Count every line that has the word "with" in it; give no more than the number.

Supplied data
------------------------------------------------------------

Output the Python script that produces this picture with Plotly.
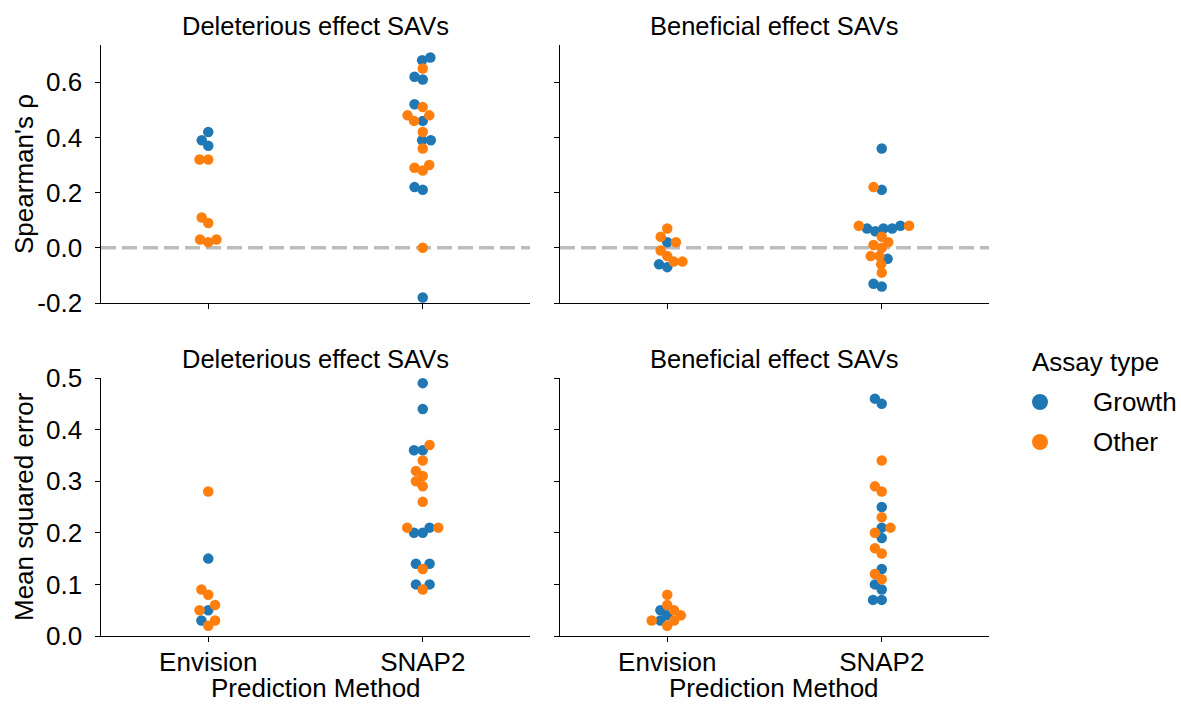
import math
import plotly.graph_objects as go

# ---- data -----------------------------------------------------------------
METHODS = ["Envision", "SNAP2"]
ASSAY_TYPES = ["Growth", "Other"]
COLORS = {"Growth": "#1f77b4", "Other": "#ff7f0e"}

# Spearman's rho, deleterious effect SAVs
del_rho_envision_growth = [0.42, 0.39, 0.37]
del_rho_envision_other = [0.32, 0.32, 0.11, 0.09, 0.03, 0.02, 0.03]
del_rho_snap2_growth = [0.69, 0.68, 0.62, 0.61, 0.52, 0.46, 0.39, 0.39, 0.22, 0.21, -0.18]
del_rho_snap2_other = [0.65, 0.51, 0.48, 0.48, 0.46, 0.42, 0.36, 0.30, 0.29, 0.28, 0.00]

# Spearman's rho, beneficial effect SAVs
ben_rho_envision_growth = [0.02, -0.06, -0.07]
ben_rho_envision_other = [0.07, 0.04, 0.02, -0.01, -0.03, -0.05, -0.05]
ben_rho_snap2_growth = [0.36, 0.21, 0.07, 0.06, 0.07, 0.07, 0.08, -0.04, -0.13, -0.14]
ben_rho_snap2_other = [0.22, 0.08, 0.08, 0.04, 0.02, 0.01, 0.00, -0.03, -0.03, -0.06, -0.09]

# Mean squared error, deleterious effect SAVs
del_mse_envision_growth = [0.15, 0.05, 0.03]
del_mse_envision_other = [0.28, 0.09, 0.08, 0.06, 0.05, 0.03, 0.02]
del_mse_snap2_growth = [0.49, 0.44, 0.36, 0.36, 0.21, 0.20, 0.20, 0.14, 0.14, 0.10, 0.10]
del_mse_snap2_other = [0.37, 0.34, 0.32, 0.31, 0.30, 0.29, 0.26, 0.21, 0.21, 0.13, 0.09]

# Mean squared error, beneficial effect SAVs
ben_mse_envision_growth = [0.05, 0.04, 0.03]
ben_mse_envision_other = [0.08, 0.06, 0.05, 0.04, 0.03, 0.03, 0.02]
ben_mse_snap2_growth = [0.46, 0.45, 0.25, 0.21, 0.19, 0.13, 0.10, 0.09, 0.07, 0.07]
ben_mse_snap2_other = [0.34, 0.29, 0.28, 0.23, 0.21, 0.20, 0.17, 0.16, 0.12, 0.11]

PANEL_TITLES = ["Deleterious effect SAVs", "Beneficial effect SAVs"]
ROW_LABELS = ["Spearman's ρ", "Mean squared error"]
X_LABEL = "Prediction Method"
LEGEND_TITLE = "Assay type"

RHO_TICKS = [-0.2, 0.0, 0.2, 0.4, 0.6]
MSE_TICKS = [0.0, 0.1, 0.2, 0.3, 0.4, 0.5]

panels = {
    (0, 0): [(del_rho_envision_growth, del_rho_envision_other),
             (del_rho_snap2_growth, del_rho_snap2_other)],
    (0, 1): [(ben_rho_envision_growth, ben_rho_envision_other),
             (ben_rho_snap2_growth, ben_rho_snap2_other)],
    (1, 0): [(del_mse_envision_growth, del_mse_envision_other),
             (del_mse_snap2_growth, del_mse_snap2_other)],
    (1, 1): [(ben_mse_envision_growth, ben_mse_envision_other),
             (ben_mse_snap2_growth, ben_mse_snap2_other)],
}

# ---- layout geometry (pixels) ---------------------------------------------
W, H = 1181, 704
COL_PX = [(101, 530), (560, 989)]
ROW_PX = [(45, 303), (378, 636)]
X_RANGE = [-0.5, 1.5]
Y_RANGES = [[-0.2, 0.735], [0.0, 0.5]]
FONT = "Liberation Sans, Arial, sans-serif"
FS_TICK = 26
FS_TITLE = 25.5
FS_YLABEL = 26
FS_XLABEL = 26
FS_LEGEND = 26
MARKER_D = 10.5      # drawn marker diameter
SWARM_SEP = 8.3      # centre spacing used by the swarm layout


def px_x(p):
    return p / W


def px_y(p):
    return 1 - p / H


def swarm_offsets(values, x_scale, y_scale, sep=SWARM_SEP):
    """Beeswarm placement: each point goes to the position nearest the
    category centre that does not collide with points already placed."""
    order = sorted(range(len(values)), key=lambda i: values[i])
    placed = []
    out = [0.0] * len(values)
    for idx in order:
        y = values[idx] * y_scale
        neighbors = []
        for xj, yj in reversed(placed):
            if y - yj < sep:
                neighbors.append((xj, yj))
            else:
                break
        neighbors.reverse()
        cands = [0.0]
        left_first = True
        for xj, yj in neighbors:
            dx = math.sqrt(max(sep ** 2 - (y - yj) ** 2, 0.0)) * 1.05
            pair = [xj - dx, xj + dx] if left_first else [xj + dx, xj - dx]
            cands.extend(pair)
            left_first = not left_first
        cands.sort(key=abs)
        chosen = cands[0]
        if neighbors:
            for c in cands:
                if all((nx - c) ** 2 + (ny - y) ** 2 >= sep ** 2 - 1e-9
                       for nx, ny in neighbors):
                    chosen = c
                    break
        placed.append((chosen, y))
        out[idx] = chosen / x_scale
    return out


fig = go.Figure()

axis_common = dict(
    showline=True, linecolor="black", linewidth=1.3,
    ticks="outside", ticklen=4.5, tickwidth=1.3, tickcolor="black",
    showgrid=False, zeroline=False, automargin=False,
    tickfont=dict(family=FONT, size=FS_TICK, color="black"),
)

annotations = []
shapes = []

for (r, c), groups in panels.items():
    k = r * 2 + c + 1
    xname = "x" if k == 1 else f"x{k}"
    yname = "y" if k == 1 else f"y{k}"
    x0p, x1p = COL_PX[c]
    y0p, y1p = ROW_PX[r]
    yr = Y_RANGES[r]
    x_scale = (x1p - x0p) / (X_RANGE[1] - X_RANGE[0])
    y_scale = (y1p - y0p) / (yr[1] - yr[0])

    for m, (growth, other) in enumerate(groups):
        vals = list(growth) + list(other)
        hues = ["Growth"] * len(growth) + ["Other"] * len(other)
        offs = swarm_offsets(vals, x_scale, y_scale)
        fig.add_trace(go.Scatter(
            x=[m + o for o in offs], y=vals, mode="markers",
            marker=dict(size=MARKER_D, color=[COLORS[h] for h in hues],
                        line=dict(width=0)),
            xaxis=xname, yaxis=yname, showlegend=False, cliponaxis=False,
            hovertext=hues,
        ))

    xa = dict(axis_common, domain=[px_x(x0p), px_x(x1p)], range=X_RANGE,
              tickvals=[0, 1], ticktext=METHODS, anchor=yname,
              showticklabels=(r == 1), ticklabelstandoff=-2)
    ticks = RHO_TICKS if r == 0 else MSE_TICKS
    ya = dict(axis_common, domain=[px_y(y1p), px_y(y0p)], range=yr,
              tickvals=ticks, ticktext=[f"{t:.1f}" for t in ticks],
              anchor=xname, showticklabels=(c == 0), ticklabelstandoff=8)
    fig.update_layout({("xaxis" if k == 1 else f"xaxis{k}"): xa,
                       ("yaxis" if k == 1 else f"yaxis{k}"): ya})

    # zero reference line in the correlation row
    if r == 0:
        shapes.append(dict(type="line", xref=xname, yref=yname,
                           x0=X_RANGE[0], x1=X_RANGE[1], y0=0, y1=0,
                           line=dict(color="#bdbdbd", width=3.5, dash="15px,6px"),
                           layer="below"))

    cx = px_x((x0p + x1p) / 2)
    annotations.append(dict(text=PANEL_TITLES[c], xref="paper", yref="paper",
                            x=cx, y=px_y(y0p - 19), xanchor="center",
                            yanchor="middle", showarrow=False,
                            font=dict(family=FONT, size=FS_TITLE, color="black")))
    if c == 0:
        annotations.append(dict(text=ROW_LABELS[r], xref="paper", yref="paper",
                                x=px_x(24), y=px_y((y0p + y1p) / 2),
                                xanchor="center", yanchor="middle",
                                textangle=-90, showarrow=False,
                                font=dict(family=FONT, size=FS_YLABEL, color="black")))
    if r == 1:
        annotations.append(dict(text=X_LABEL, xref="paper", yref="paper",
                                x=cx, y=0, xanchor="center",
                                yanchor="bottom", borderpad=0,
                                showarrow=False,
                                font=dict(family=FONT, size=FS_XLABEL, color="black")))

# legend: title, colour dots and labels
annotations.append(dict(text=LEGEND_TITLE, xref="paper", yref="paper",
                        x=px_x(1030), y=px_y(362), xanchor="left",
                        yanchor="middle", showarrow=False,
                        font=dict(family=FONT, size=FS_LEGEND, color="black")))
for i, hue in enumerate(ASSAY_TYPES):
    cy = 402 + 40 * i
    shapes.append(dict(type="circle", xref="paper", yref="paper",
                       x0=px_x(1032), x1=px_x(1048),
                       y0=px_y(cy + 8), y1=px_y(cy - 8),
                       fillcolor=COLORS[hue], line=dict(width=0)))
    annotations.append(dict(text=hue, xref="paper", yref="paper",
                            x=px_x(1091), y=px_y(cy), xanchor="left",
                            yanchor="middle", showarrow=False,
                            font=dict(family=FONT, size=FS_LEGEND, color="black")))

fig.update_layout(
    width=W, height=H,
    margin=dict(l=0, r=0, t=0, b=0),
    paper_bgcolor="white", plot_bgcolor="white",
    font=dict(family=FONT, size=FS_TICK, color="black"),
    annotations=annotations, shapes=shapes,
    showlegend=False,
)

fig.write_html("out.html")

------------------------------------------------------------

Written solution
2